Clean air benchmark has worst air quality

AUTHORITIES are looking for a new spot to serve as a clean air benchmark as its current benchmark spot has had higher readings for PM2.5 pollution than nine other monitoring locations used in the local air quality evaluation system.

The PM2.5 readings at Dianshanhu monitoring spot in Qingpu District, which are used only for reference, have been higher than other locations since the city began releasing the spots' hourly and 24-hour average data and the city's average PM2.5 readings in a trial in late June. Dianshanhu also is the only spot in the city with PM2.5 readings over the national standard yesterday.

PM2.5 measures particles of 2.5 microns or less in diameter. PM2.5 will be included in the city's overall air quality evaluation system at the end of this year.

Benchmark set long ago

The city government said in its microblog, after receiving questions about readings at Dianshanhu, that the benchmark spot was set in the 1990s since it was a rural area without industries.

"We are doing research for a new benchmark spot, which is likely to be at the seaside with few impacts from the downtown areas and industrial pollution," said Liu Dailing from Shanghai Environmental Protection Bureau. "Lingang in Pudong New Area and other spots are all our candidates."

She said the ten spots were all set up under requirements of the state environment authority regarding the city's size and its industrial scale and supervised by the state government. "So a change of a spot should receive approval of the Ministry of Environmental Protection," she said. "We will report to the ministry before deciding the location of a new benchmark spot."

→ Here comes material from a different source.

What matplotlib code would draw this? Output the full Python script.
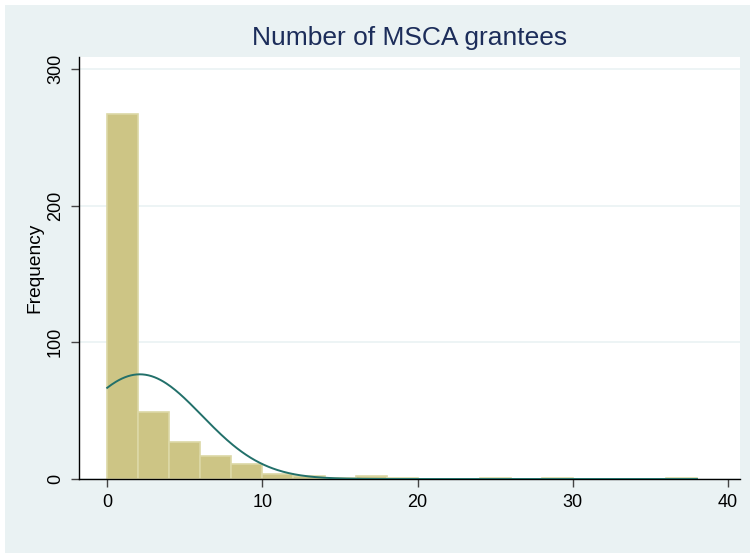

Officials said Dianshanhu is not an ideal benchmark since it is at the boundary of Shanghai and neighboring Jiangsu Province - and is influenced by Jiangsu's plants and straw burning to the west and by downtown pollutants to the east.

Air quality yesterday was good in Shanghai, with a 24-hour average PM2.5 reading of 65 micrograms per cubic meter by 6pm, lower than the national standard of 75 micrograms. The 24-hour data at Dianshanhu was about 90 micrograms per cubic meter by 6pm yesterday.